Given problem: Restate exactly the lines that run from the start of the records below to the line containing "(control2) at (500,420)", counting both ends, and nothing else; pictures stay out.

[Recorded data]
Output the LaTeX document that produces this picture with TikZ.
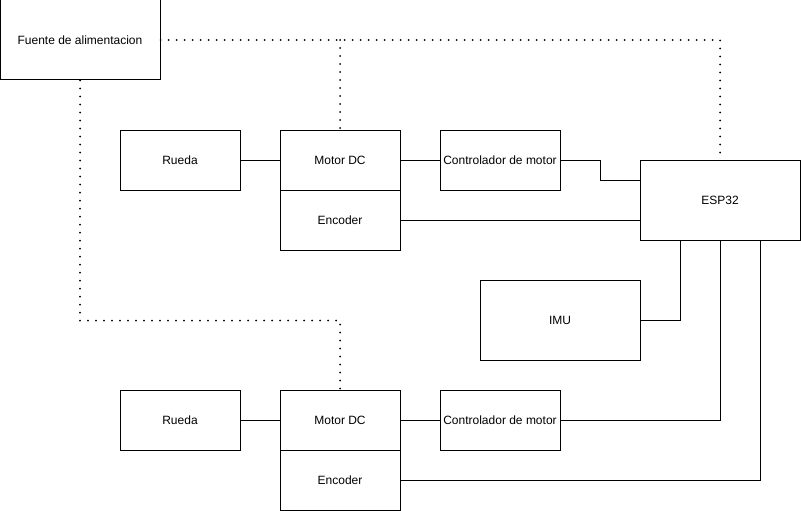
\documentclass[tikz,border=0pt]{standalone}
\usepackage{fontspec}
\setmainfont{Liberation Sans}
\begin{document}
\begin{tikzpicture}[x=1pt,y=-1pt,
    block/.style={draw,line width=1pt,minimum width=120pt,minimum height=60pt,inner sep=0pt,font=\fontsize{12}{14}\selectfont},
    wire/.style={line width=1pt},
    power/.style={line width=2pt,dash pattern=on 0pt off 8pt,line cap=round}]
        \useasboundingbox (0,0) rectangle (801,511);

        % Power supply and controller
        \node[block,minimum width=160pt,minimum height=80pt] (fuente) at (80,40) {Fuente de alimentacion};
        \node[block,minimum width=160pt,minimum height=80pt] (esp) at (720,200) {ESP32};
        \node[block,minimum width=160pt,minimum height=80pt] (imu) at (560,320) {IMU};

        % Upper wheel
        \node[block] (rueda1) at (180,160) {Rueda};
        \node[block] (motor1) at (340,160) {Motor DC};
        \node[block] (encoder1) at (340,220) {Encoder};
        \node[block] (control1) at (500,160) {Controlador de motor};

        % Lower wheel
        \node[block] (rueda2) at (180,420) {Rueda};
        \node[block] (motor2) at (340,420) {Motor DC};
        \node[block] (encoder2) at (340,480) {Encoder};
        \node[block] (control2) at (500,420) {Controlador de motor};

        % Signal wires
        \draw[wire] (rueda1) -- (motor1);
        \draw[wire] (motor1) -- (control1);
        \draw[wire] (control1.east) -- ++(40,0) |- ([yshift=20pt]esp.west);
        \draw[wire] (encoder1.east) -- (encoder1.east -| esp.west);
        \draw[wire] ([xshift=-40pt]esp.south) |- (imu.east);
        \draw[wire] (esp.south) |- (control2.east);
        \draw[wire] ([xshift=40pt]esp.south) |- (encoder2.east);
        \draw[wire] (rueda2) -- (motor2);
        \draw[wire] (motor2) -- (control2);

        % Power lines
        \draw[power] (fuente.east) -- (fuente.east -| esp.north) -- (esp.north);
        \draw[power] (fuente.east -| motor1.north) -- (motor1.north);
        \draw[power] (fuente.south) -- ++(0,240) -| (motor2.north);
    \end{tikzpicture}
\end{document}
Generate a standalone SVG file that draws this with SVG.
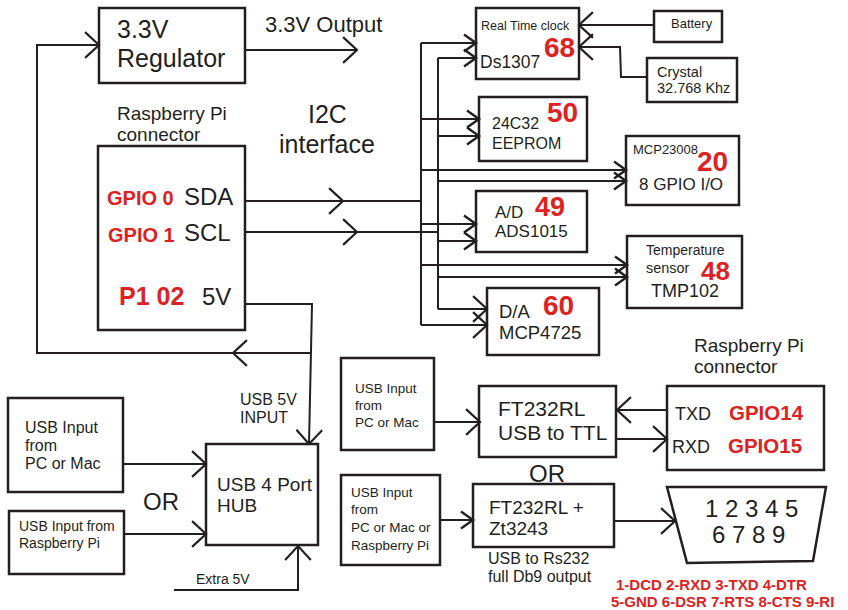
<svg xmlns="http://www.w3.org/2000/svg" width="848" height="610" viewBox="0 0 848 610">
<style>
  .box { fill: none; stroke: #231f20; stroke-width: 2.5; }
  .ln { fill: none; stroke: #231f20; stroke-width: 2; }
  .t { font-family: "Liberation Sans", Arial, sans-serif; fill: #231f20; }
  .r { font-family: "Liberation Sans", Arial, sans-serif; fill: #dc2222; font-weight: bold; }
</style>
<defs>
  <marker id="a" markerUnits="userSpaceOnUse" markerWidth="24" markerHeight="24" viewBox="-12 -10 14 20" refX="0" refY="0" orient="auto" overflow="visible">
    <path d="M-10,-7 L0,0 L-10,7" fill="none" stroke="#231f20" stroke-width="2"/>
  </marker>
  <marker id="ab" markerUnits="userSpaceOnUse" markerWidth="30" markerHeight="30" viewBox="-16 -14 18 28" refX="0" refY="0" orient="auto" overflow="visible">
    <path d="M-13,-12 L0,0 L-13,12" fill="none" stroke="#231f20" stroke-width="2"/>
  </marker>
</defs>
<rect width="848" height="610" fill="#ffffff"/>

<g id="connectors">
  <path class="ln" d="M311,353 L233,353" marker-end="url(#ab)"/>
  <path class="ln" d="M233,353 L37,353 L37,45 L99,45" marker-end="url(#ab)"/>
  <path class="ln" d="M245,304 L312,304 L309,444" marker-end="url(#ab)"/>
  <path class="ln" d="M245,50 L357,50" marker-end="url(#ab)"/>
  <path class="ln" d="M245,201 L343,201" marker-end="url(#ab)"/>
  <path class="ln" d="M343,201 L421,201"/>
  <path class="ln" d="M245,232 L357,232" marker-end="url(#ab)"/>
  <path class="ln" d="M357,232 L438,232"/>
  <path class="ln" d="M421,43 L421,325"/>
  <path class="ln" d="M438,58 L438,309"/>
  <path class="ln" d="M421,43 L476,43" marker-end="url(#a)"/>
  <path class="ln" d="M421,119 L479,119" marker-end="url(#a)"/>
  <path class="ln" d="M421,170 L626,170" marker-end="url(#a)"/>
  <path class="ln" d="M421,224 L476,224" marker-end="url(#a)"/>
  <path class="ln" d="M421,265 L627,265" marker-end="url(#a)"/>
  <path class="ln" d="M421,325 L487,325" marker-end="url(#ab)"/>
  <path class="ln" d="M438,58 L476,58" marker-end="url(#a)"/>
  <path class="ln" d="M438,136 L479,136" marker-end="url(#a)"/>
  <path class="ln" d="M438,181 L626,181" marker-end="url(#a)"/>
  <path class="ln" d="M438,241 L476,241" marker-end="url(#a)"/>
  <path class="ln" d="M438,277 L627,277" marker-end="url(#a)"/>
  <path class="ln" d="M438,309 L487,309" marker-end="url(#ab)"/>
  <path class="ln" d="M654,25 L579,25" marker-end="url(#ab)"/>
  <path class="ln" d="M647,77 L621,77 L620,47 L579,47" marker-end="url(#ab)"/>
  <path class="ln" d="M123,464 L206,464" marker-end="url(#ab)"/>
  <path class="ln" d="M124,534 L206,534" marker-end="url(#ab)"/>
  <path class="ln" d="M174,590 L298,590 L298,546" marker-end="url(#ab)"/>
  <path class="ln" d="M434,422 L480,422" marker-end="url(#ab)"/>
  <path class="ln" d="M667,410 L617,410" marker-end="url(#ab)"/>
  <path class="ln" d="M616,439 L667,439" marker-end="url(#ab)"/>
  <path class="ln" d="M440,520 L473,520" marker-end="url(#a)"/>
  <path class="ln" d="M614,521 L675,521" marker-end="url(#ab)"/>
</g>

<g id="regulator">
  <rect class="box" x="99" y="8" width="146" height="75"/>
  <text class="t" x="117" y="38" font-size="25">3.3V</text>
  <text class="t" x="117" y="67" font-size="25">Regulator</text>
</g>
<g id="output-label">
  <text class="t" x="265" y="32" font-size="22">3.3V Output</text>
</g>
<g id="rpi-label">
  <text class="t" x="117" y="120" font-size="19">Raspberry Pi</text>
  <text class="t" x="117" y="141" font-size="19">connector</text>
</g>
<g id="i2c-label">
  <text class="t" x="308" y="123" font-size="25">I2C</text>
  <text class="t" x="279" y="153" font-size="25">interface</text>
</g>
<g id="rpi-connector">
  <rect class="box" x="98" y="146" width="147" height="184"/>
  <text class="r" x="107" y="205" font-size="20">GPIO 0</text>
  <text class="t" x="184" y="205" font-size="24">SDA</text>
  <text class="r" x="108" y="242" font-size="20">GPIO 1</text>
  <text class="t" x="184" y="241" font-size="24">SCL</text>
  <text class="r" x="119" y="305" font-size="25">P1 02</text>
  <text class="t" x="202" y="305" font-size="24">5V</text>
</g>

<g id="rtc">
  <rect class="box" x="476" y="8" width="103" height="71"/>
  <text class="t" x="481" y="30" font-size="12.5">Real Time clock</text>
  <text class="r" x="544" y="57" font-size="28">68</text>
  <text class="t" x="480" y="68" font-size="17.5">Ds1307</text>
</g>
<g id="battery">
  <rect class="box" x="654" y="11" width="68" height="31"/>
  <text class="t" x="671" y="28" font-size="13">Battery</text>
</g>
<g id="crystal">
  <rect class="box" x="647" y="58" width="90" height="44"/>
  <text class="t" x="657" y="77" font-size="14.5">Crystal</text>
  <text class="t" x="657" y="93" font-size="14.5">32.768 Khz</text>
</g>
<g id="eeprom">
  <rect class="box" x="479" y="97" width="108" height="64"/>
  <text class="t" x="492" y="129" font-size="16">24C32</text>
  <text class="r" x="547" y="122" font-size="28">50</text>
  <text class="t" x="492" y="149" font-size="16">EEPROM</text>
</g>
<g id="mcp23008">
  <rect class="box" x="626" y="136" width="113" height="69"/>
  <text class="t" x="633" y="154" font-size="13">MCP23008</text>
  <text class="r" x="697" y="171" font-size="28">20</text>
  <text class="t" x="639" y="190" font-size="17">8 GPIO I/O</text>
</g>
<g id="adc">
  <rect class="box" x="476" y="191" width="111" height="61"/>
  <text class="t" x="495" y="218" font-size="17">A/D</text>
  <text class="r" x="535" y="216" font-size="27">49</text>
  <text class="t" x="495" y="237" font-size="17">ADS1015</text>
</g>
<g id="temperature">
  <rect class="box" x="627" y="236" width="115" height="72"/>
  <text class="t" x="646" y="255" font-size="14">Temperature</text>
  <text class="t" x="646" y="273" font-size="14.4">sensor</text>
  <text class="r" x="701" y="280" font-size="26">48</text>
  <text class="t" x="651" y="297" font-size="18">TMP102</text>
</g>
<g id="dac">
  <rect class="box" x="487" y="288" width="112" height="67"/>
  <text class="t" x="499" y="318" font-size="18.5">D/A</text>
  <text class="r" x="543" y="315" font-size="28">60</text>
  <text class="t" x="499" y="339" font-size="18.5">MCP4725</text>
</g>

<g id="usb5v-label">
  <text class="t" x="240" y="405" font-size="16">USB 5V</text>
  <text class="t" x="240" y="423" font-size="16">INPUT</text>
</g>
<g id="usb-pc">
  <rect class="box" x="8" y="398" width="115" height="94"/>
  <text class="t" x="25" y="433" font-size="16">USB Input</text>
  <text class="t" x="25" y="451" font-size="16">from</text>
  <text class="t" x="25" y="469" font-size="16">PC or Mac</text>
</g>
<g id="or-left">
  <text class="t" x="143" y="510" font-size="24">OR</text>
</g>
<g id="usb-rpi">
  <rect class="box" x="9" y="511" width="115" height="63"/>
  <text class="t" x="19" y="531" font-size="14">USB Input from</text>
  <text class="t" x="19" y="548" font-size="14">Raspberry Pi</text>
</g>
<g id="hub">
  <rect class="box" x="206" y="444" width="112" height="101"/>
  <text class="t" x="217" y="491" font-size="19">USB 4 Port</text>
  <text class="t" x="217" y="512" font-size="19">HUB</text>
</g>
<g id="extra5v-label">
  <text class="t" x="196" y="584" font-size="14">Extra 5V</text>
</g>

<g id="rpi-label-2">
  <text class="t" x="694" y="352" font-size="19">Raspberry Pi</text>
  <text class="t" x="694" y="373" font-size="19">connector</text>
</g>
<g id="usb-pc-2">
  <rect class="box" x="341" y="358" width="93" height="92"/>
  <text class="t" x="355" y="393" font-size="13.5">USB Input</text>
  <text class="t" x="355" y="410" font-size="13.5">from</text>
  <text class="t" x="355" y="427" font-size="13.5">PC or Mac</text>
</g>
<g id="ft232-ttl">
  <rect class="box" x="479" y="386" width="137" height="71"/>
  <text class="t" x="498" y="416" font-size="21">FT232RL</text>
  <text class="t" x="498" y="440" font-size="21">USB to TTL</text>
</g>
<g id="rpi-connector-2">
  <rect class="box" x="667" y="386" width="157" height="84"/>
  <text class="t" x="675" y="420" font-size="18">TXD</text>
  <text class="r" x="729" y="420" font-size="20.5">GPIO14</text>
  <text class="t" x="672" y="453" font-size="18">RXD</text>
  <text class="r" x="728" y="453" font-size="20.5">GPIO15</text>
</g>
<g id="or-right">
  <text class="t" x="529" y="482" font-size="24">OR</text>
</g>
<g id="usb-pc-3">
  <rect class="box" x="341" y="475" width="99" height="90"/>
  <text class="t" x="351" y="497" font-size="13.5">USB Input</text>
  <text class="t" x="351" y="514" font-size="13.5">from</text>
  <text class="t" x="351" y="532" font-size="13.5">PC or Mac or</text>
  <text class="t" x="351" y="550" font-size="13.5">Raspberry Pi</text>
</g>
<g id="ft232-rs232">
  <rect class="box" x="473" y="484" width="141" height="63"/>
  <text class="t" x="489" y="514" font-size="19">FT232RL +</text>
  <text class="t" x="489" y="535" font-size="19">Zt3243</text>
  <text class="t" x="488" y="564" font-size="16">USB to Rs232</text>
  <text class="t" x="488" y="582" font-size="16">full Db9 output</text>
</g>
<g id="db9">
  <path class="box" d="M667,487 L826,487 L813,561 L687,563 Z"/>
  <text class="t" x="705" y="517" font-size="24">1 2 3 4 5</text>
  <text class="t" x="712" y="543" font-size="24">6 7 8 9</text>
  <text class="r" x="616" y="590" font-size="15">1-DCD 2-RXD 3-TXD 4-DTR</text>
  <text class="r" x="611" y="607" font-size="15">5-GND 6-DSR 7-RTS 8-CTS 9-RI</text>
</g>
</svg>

Answer to this task:
Output the LaTeX document that produces this picture with TikZ.
\documentclass[tikz,border=0pt]{standalone}
\usepackage{fontspec}
\setmainfont{Liberation Sans}
\begin{document}
\begin{tikzpicture}[x=1pt,y=-1pt,
    block/.style={draw,line width=1pt,minimum width=120pt,minimum height=60pt,inner sep=0pt,font=\fontsize{12}{14}\selectfont},
    wire/.style={line width=1pt},
    power/.style={line width=2pt,dash pattern=on 0pt off 8pt,line cap=round}]
        \useasboundingbox (0,0) rectangle (801,511);

        % Power supply and controller
        \node[block,minimum width=160pt,minimum height=80pt] (fuente) at (80,40) {Fuente de alimentacion};
        \node[block,minimum width=160pt,minimum height=80pt] (esp) at (720,200) {ESP32};
        \node[block,minimum width=160pt,minimum height=80pt] (imu) at (560,320) {IMU};

        % Upper wheel
        \node[block] (rueda1) at (180,160) {Rueda};
        \node[block] (motor1) at (340,160) {Motor DC};
        \node[block] (encoder1) at (340,220) {Encoder};
        \node[block] (control1) at (500,160) {Controlador de motor};

        % Lower wheel
        \node[block] (rueda2) at (180,420) {Rueda};
        \node[block] (motor2) at (340,420) {Motor DC};
        \node[block] (encoder2) at (340,480) {Encoder};
        \node[block] (control2) at (500,420) {Controlador de motor};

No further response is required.